Race has been a constant issue in the U.S. Decades after Rosa Parks was arrested because she refused to give up her but seat to a white passenger and even longer after slavery was abolished, the African-American people still experience racism.

Racism is, unfortunately, present in the modern-day workplace.

A study conducted by researchers from different academic institutions found that, since 1990, white applicants received 36% more callbacks than black applicants.

This did not change over time. Up to as recently as 2015, the disparity between the callbacks that white and black applicants received from a potential employer was only slightly reduced.

When it comes to Latinos, the researchers saw a decline in hiring discrimination, but there is not enough evidence to conclude that they no longer denied equal job opportunities by employers.

Employment Discrimination Lawsuits on the Rise

As a result, many employees are taking their employers to court. During the Fiscal Year of 2019, retaliation was the most common reason behind discrimination lawsuits, followed by disability, race, and then sex. The U.S. Equal Employment Opportunity Commission (EEOC) said that their offices received 7,514 workplace sexual harassment charges that year.

While employment discrimination continues to persist, people are speaking out.
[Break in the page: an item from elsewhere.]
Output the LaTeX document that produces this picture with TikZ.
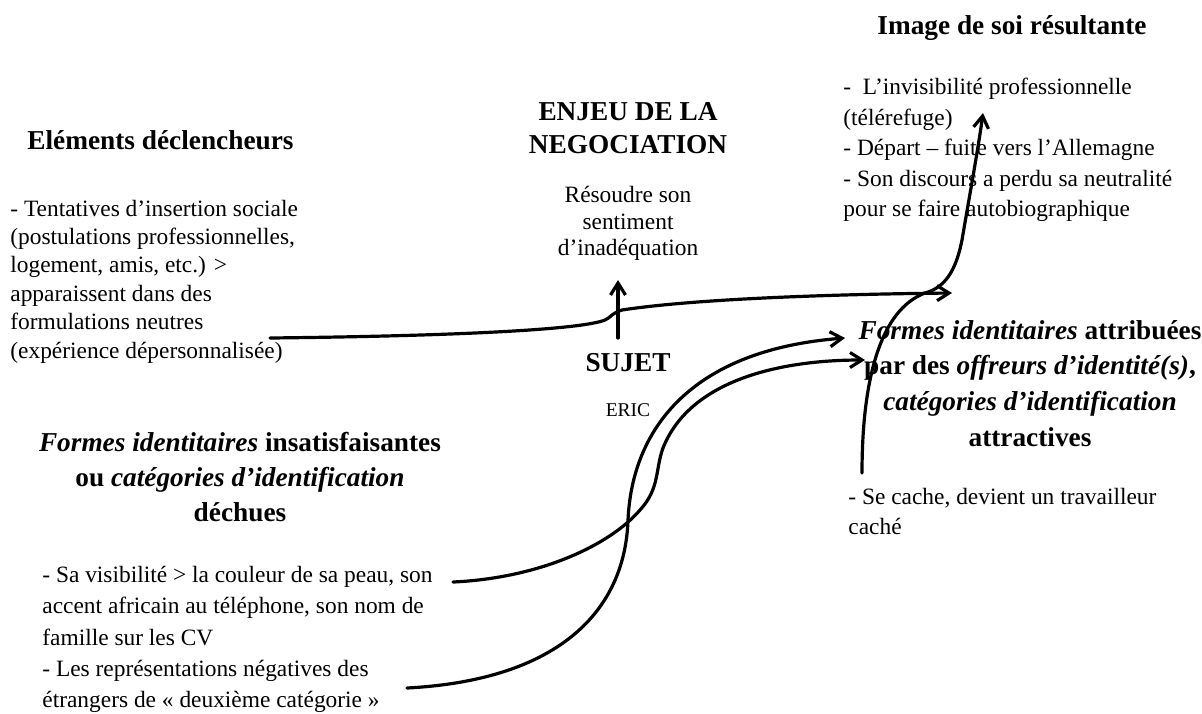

The increased awareness of what employment discrimination looks like and the public support given to victims who come forward are allowing employees to speak up and seek justice.

There is no room for employment discrimination in the modern-day workplace. Employers who continue to treat job applicants and employees unfairly because of the color of their skin, their gender, their religion, or their disability should and will eventually face the consequences of their actions. All companies should take steps to eliminate employment discrimination completely for the sake of the business and because it is the right thing to do.